WHAT THIS TASK INVOLVES -> Using the listing below, give again exactly the lines from the line with "Recreate this image" to the line with "p.ygrid.grid_line_color = None", inclusive, without the pictures.

DATA ROWS ->
** Begin **

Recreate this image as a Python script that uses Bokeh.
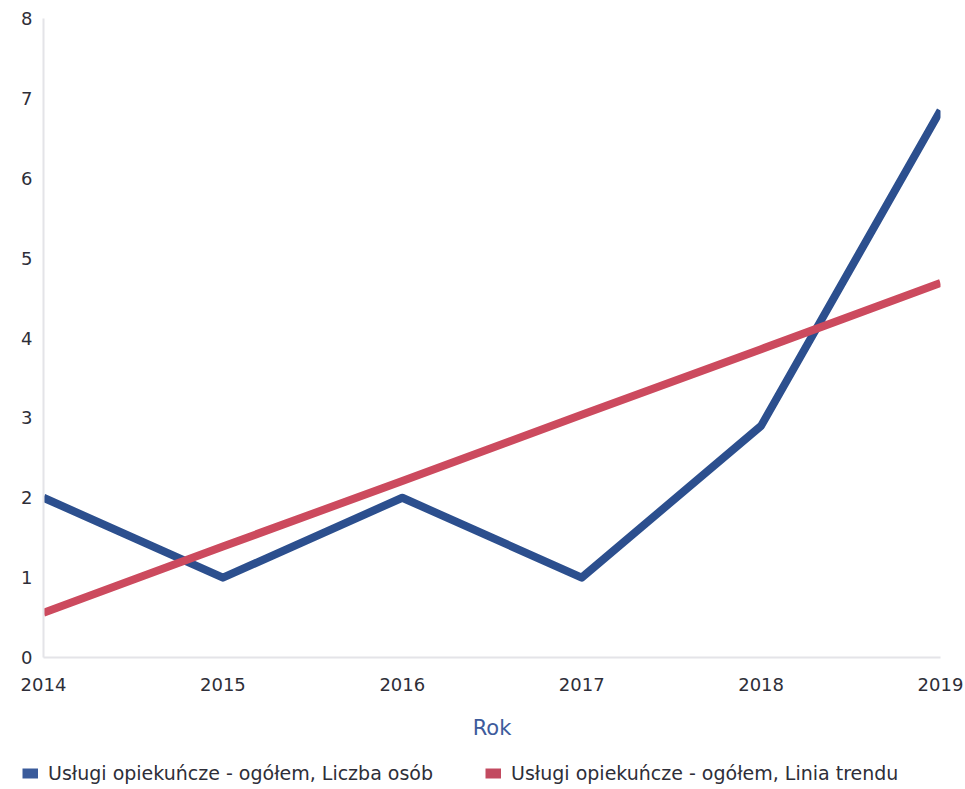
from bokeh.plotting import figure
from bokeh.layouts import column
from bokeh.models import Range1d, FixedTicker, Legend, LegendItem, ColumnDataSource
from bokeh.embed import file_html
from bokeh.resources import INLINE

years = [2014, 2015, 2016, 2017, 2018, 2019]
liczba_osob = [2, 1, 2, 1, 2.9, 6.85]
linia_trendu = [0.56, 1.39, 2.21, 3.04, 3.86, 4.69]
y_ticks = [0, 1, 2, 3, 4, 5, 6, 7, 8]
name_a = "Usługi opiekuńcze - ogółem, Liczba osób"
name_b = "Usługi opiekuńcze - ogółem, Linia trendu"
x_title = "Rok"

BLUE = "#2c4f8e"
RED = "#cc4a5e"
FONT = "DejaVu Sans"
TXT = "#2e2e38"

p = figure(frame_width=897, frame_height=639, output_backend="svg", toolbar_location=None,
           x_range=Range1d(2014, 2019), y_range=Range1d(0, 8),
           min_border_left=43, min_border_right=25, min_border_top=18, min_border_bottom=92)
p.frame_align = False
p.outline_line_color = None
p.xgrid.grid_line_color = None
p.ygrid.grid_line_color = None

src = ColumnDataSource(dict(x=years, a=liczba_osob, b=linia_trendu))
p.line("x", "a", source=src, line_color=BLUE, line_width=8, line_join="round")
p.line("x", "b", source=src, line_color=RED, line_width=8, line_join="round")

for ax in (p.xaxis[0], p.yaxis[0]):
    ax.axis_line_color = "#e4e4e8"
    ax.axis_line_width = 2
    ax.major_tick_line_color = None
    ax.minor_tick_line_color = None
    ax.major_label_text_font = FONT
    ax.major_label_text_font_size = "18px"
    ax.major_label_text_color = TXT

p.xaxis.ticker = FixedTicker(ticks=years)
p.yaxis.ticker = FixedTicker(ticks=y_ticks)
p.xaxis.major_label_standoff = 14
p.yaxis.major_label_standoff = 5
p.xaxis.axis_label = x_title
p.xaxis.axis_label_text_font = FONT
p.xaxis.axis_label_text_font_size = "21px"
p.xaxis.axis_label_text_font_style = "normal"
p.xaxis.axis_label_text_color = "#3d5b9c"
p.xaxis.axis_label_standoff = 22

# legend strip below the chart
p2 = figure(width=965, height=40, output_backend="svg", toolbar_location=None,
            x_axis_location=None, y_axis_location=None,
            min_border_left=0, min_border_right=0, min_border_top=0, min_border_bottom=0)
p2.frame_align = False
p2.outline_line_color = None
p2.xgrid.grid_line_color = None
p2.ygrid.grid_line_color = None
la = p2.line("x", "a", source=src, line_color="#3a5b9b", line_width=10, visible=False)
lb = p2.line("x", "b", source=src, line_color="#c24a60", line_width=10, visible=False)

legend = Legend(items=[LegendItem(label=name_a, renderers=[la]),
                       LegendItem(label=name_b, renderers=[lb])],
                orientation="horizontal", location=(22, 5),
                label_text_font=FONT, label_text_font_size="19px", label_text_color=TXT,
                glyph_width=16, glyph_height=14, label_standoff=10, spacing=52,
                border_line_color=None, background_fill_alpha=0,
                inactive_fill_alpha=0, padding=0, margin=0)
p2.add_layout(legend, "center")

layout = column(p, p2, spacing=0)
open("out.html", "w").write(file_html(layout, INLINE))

** End **
** Begin **

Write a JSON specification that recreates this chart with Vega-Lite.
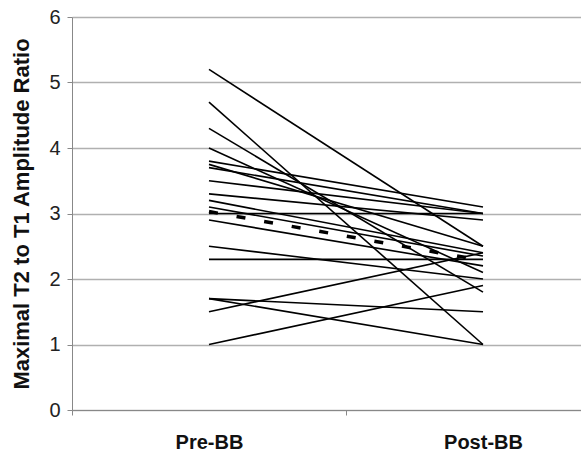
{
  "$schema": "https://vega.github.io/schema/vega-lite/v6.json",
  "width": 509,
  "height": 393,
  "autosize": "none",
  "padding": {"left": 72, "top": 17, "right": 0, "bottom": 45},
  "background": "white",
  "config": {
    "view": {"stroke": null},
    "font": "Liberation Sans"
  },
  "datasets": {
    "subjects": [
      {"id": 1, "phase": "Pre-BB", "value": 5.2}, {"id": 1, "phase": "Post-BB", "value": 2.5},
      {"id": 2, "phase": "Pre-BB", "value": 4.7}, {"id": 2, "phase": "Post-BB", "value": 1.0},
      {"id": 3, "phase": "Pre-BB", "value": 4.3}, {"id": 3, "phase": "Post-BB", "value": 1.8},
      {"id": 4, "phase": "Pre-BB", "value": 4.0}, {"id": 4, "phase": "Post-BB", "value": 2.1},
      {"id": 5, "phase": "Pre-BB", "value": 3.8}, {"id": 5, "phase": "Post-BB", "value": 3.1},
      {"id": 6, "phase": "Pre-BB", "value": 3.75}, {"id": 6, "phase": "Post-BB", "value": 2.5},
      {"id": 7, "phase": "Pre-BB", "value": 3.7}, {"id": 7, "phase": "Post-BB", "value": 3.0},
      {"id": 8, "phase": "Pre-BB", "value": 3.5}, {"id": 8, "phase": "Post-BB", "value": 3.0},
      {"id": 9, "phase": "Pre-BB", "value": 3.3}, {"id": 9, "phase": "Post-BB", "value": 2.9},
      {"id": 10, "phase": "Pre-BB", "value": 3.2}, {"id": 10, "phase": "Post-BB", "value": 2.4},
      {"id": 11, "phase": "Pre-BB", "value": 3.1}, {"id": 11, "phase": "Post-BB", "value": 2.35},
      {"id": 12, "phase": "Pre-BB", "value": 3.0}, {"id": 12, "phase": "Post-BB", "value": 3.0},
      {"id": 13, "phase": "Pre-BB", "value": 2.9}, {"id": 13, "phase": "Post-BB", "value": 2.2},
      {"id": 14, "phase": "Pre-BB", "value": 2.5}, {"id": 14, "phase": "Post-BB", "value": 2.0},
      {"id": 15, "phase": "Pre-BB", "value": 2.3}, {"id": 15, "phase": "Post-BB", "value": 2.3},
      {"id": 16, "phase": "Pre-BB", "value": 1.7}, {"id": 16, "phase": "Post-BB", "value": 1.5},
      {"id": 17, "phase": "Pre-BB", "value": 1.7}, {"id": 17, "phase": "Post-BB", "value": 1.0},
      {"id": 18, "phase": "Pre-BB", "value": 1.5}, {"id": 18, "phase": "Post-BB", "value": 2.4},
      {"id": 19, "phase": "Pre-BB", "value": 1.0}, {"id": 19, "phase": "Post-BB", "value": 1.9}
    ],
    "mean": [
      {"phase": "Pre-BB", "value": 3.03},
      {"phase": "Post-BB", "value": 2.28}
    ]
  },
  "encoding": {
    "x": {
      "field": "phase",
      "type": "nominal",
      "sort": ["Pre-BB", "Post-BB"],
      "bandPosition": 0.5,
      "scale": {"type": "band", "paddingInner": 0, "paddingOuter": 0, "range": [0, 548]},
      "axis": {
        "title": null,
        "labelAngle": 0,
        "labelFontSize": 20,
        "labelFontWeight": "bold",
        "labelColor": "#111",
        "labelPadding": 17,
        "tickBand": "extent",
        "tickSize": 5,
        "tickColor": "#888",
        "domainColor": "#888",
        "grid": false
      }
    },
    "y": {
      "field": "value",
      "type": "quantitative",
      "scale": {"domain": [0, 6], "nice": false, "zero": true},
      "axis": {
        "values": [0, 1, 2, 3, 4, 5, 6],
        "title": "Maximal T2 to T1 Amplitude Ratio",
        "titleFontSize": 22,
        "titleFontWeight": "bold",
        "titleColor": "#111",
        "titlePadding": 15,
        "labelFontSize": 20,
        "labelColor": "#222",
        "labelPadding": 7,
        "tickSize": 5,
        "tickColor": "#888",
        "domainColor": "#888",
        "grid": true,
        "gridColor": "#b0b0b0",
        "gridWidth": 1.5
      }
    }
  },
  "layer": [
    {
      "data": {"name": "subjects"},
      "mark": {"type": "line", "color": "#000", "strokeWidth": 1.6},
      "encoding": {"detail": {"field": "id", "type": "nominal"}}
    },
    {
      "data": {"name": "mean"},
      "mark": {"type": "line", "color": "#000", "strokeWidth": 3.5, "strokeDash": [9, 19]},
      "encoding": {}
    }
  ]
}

** End **
** Begin **

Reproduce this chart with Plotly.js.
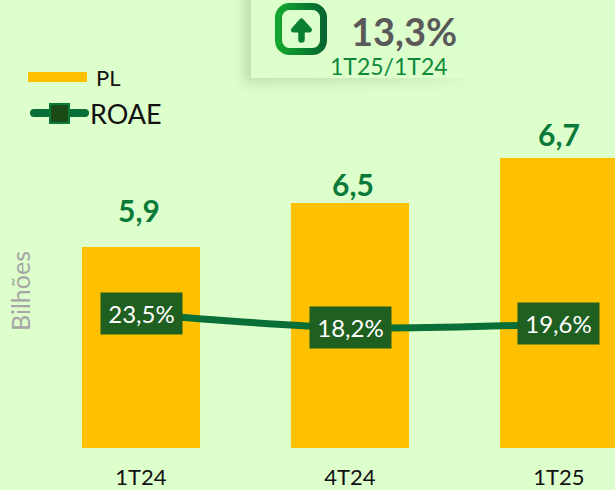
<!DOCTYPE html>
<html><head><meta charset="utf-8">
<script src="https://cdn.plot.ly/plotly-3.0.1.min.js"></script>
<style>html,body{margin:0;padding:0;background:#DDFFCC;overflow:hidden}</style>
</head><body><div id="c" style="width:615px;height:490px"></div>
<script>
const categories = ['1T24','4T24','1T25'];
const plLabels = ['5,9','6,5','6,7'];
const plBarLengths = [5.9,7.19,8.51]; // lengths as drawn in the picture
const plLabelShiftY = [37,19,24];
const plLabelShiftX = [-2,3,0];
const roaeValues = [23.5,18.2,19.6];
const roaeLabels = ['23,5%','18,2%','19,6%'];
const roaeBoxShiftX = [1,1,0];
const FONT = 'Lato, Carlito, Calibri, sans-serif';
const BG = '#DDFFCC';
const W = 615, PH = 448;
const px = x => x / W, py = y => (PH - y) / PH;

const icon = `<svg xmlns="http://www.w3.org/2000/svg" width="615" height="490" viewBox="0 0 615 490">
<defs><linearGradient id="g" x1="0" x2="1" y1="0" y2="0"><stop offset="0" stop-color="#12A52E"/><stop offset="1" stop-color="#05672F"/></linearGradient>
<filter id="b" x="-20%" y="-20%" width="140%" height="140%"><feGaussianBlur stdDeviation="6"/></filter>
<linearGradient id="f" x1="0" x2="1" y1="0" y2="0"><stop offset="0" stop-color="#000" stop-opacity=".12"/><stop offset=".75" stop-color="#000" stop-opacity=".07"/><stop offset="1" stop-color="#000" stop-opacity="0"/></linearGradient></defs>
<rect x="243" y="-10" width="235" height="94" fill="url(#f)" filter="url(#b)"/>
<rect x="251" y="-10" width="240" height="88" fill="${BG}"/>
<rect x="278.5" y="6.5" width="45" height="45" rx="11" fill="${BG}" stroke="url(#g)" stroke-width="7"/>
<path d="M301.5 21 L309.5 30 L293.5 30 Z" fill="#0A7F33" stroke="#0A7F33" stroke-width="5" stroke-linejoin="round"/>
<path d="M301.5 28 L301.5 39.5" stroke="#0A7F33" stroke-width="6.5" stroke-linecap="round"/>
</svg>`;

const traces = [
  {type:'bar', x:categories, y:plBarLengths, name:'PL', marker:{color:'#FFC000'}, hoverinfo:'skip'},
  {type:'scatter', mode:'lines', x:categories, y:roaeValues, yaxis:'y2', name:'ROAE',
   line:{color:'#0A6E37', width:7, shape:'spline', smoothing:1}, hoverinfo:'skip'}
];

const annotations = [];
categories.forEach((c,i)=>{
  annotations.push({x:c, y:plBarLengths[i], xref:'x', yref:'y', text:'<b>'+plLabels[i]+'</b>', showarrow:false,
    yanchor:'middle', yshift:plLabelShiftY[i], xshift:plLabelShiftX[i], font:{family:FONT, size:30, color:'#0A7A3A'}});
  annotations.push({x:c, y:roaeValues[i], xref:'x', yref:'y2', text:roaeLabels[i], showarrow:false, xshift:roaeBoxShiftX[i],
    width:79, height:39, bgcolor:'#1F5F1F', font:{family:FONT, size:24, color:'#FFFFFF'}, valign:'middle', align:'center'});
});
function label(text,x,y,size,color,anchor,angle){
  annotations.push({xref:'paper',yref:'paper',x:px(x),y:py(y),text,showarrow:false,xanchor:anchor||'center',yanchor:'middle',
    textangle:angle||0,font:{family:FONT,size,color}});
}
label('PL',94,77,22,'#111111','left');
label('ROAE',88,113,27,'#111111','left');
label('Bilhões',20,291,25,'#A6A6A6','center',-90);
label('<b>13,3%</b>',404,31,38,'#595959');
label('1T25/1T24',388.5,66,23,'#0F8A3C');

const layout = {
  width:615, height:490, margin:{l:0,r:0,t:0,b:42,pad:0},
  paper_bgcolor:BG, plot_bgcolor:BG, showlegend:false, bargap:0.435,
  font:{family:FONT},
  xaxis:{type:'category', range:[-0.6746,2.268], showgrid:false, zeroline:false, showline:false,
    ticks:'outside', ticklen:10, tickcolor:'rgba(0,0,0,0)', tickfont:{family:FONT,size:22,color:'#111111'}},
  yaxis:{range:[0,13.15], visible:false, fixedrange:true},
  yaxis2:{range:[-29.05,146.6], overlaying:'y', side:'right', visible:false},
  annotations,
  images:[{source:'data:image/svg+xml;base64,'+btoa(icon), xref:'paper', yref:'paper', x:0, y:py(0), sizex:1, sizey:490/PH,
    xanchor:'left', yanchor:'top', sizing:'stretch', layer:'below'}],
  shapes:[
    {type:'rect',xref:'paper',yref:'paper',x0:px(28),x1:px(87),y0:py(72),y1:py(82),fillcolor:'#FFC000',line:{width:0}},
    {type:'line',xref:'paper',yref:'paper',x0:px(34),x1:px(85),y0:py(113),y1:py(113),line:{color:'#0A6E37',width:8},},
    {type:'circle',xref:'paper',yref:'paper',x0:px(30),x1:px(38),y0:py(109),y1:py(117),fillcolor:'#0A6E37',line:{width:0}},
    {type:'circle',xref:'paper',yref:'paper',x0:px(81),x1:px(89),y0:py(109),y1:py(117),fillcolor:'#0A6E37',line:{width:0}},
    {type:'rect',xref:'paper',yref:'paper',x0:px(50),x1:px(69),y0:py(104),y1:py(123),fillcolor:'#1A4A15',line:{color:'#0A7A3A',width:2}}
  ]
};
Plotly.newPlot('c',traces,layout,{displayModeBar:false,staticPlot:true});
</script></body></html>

** End **

EXERCISE SOLUTION ->
Recreate this image as a Python script that uses Bokeh.
from bokeh.plotting import figure
from bokeh.layouts import column
from bokeh.models import Range1d, FixedTicker, Legend, LegendItem, ColumnDataSource
from bokeh.embed import file_html
from bokeh.resources import INLINE

years = [2014, 2015, 2016, 2017, 2018, 2019]
liczba_osob = [2, 1, 2, 1, 2.9, 6.85]
linia_trendu = [0.56, 1.39, 2.21, 3.04, 3.86, 4.69]
y_ticks = [0, 1, 2, 3, 4, 5, 6, 7, 8]
name_a = "Usługi opiekuńcze - ogółem, Liczba osób"
name_b = "Usługi opiekuńcze - ogółem, Linia trendu"
x_title = "Rok"

BLUE = "#2c4f8e"
RED = "#cc4a5e"
FONT = "DejaVu Sans"
TXT = "#2e2e38"

p = figure(frame_width=897, frame_height=639, output_backend="svg", toolbar_location=None,
           x_range=Range1d(2014, 2019), y_range=Range1d(0, 8),
           min_border_left=43, min_border_right=25, min_border_top=18, min_border_bottom=92)
p.frame_align = False
p.outline_line_color = None
p.xgrid.grid_line_color = None
p.ygrid.grid_line_color = None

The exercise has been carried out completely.